WHAT IS REQUIRED: Leave out the pictures, and retype only the lines from the beginning of the material through the line that contains "(ortho) at (404,327)", including both.

__________________________________________________

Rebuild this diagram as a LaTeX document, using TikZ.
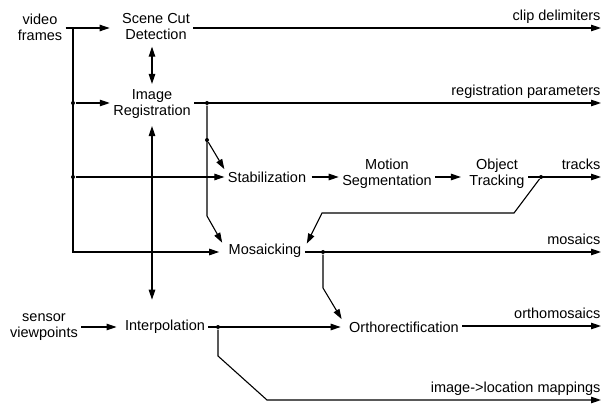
\documentclass[tikz,border=0pt]{standalone}
\usepackage{fontspec}
\setmainfont{Liberation Sans}
\usetikzlibrary{arrows.meta}
\begin{document}
\begin{tikzpicture}[x=1pt, y=-1pt, line width=1.1pt,
        blk/.style={align=center, inner sep=3pt, font=\fontsize{14.5}{16}\selectfont},
        outlbl/.style={anchor=base east, inner sep=0pt, yshift=7.5pt, font=\fontsize{14.5}{16}\selectfont},
        flow/.style={-{Triangle[length=10pt,width=6.5pt]}},
        dflow/.style={{Triangle[length=10pt,width=6.5pt]}-{Triangle[length=10pt,width=6.5pt]}},
        dot/.style={circle, fill, inner sep=0pt, minimum size=4pt}]
    \useasboundingbox (0,0) rectangle (608,406);

    % blocks
    \node[blk] (frames) at (40,27) {video\\frames};
    \node[blk] (scd) at (156,27) {Scene Cut\\Detection};
    \node[blk] (reg) at (152,104) {Image\\Registration};
    \node[blk] (stab) at (267,177) {Stabilization};
    \node[blk] (motion) at (387,174) {Motion\\Segmentation};
    \node[blk] (track) at (497,174) {Object\\Tracking};
    \node[blk] (mos) at (265,251) {Mosaicking};
    \node[blk] (sensor) at (44,327) {sensor\\viewpoints};
    \node[blk] (interp) at (165,327) {Interpolation};
    \node[blk] (ortho) at (404,327) {Orthorectification};

    % outputs
    \coordinate (clipE) at (601,28);
    \coordinate (regE) at (601,103);
    \coordinate (trackE) at (601,177);
    \coordinate (mosE) at (601,252);
    \coordinate (orthoE) at (601,326);
    \coordinate (mapE) at (601,400);
    \node[outlbl] at (clipE) {clip delimiters};
    \node[outlbl] at (regE) {registration parameters};
    \node[outlbl] at (trackE) {tracks};
    \node[outlbl] at (mosE) {mosaics};
    \node[outlbl] at (orthoE) {orthomosaics};
    \node[outlbl] at (mapE) {image->location mappings};

    % branch points
    \coordinate (trunk) at (73,28);
    \node[dot] (j1) at (73,103) {};
    \node[dot] (j2) at (73,177) {};
    \node[dot] (j3) at (207,103) {};
    \node[dot] (j4) at (207,140) {};
    \node[dot] (j5) at (541,177) {};
    \node[dot] (j6) at (323,252) {};
    \node[dot] (j7) at (218,327) {};
    \coordinate (k1) at (207,216);
    \coordinate (k2) at (514,213);
    \coordinate (k3) at (322,213);
    \coordinate (k4) at (323,288);
    \coordinate (k5) at (218,356);
    \coordinate (k6) at (267,400);

    % top rows
    \draw[flow, shorten >=9pt] (frames.east |- trunk) -- (scd.west |- trunk);
    \draw[flow] (scd.east |- clipE) -- (clipE);
    \draw[dflow, shorten <=3pt, shorten >=2pt] (reg.north |- scd.south) -- (reg.north);
    \draw[flow] (trunk) |- ([xshift=-6pt]mos.west |- mosE);
    \draw[flow] (j1) -- (reg.west |- j1);
    \draw[flow] (reg.east |- regE) -- (regE);
    \draw[flow] (j2) -- (stab.west);
    \draw[flow] (j4) -- ([yshift=-1pt]stab.north west);
    \draw[flow] (j3) -- (k1) -- ([shift={(-3pt,-2pt)}]mos.north west);
    \draw[dflow, shorten <=4pt, shorten >=17pt] (reg.south) -- (reg.south |- interp.north);

    % tracking chain
    \draw[flow, shorten <=2pt] (stab.east) -- (stab.east -| motion.west);
    \draw[flow, shorten >=5pt] (motion.east |- trackE) -- (track.west |- trackE);
    \draw[flow] (track.east |- trackE) -- (trackE);
    \draw[flow] (j5) -- (k2) -- (k3) -- ([shift={(2pt,-3pt)}]mos.north east);

    % mosaics and ortho
    \draw[flow] (mos.east |- mosE) -- (mosE);
    \draw[flow] (j6) -- (k4) -- ([shift={(-4pt,-1pt)}]ortho.north west);
    \draw[flow, shorten >=5pt] (sensor.east |- interp) -- (interp.west);
    \draw[flow, shorten >=5pt] (interp.east) -- (ortho.west);
    \draw[flow] (ortho.east |- orthoE) -- (orthoE);
    \draw[flow] (j7) -- (k5) -- (k6) -- (mapE);
\end{tikzpicture}
\end{document}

__________________________________________________

RESULT FOR THIS TASK:
Rebuild this diagram as a LaTeX document, using TikZ.
\documentclass[tikz,border=0pt]{standalone}
\usepackage{fontspec}
\setmainfont{Liberation Sans}
\usetikzlibrary{arrows.meta}
\begin{document}
\begin{tikzpicture}[x=1pt, y=-1pt, line width=1.1pt,
        blk/.style={align=center, inner sep=3pt, font=\fontsize{14.5}{16}\selectfont},
        outlbl/.style={anchor=base east, inner sep=0pt, yshift=7.5pt, font=\fontsize{14.5}{16}\selectfont},
        flow/.style={-{Triangle[length=10pt,width=6.5pt]}},
        dflow/.style={{Triangle[length=10pt,width=6.5pt]}-{Triangle[length=10pt,width=6.5pt]}},
        dot/.style={circle, fill, inner sep=0pt, minimum size=4pt}]
    \useasboundingbox (0,0) rectangle (608,406);

    % blocks
    \node[blk] (frames) at (40,27) {video\\frames};
    \node[blk] (scd) at (156,27) {Scene Cut\\Detection};
    \node[blk] (reg) at (152,104) {Image\\Registration};
    \node[blk] (stab) at (267,177) {Stabilization};
    \node[blk] (motion) at (387,174) {Motion\\Segmentation};
    \node[blk] (track) at (497,174) {Object\\Tracking};
    \node[blk] (mos) at (265,251) {Mosaicking};
    \node[blk] (sensor) at (44,327) {sensor\\viewpoints};
    \node[blk] (interp) at (165,327) {Interpolation};
    \node[blk] (ortho) at (404,327) {Orthorectification};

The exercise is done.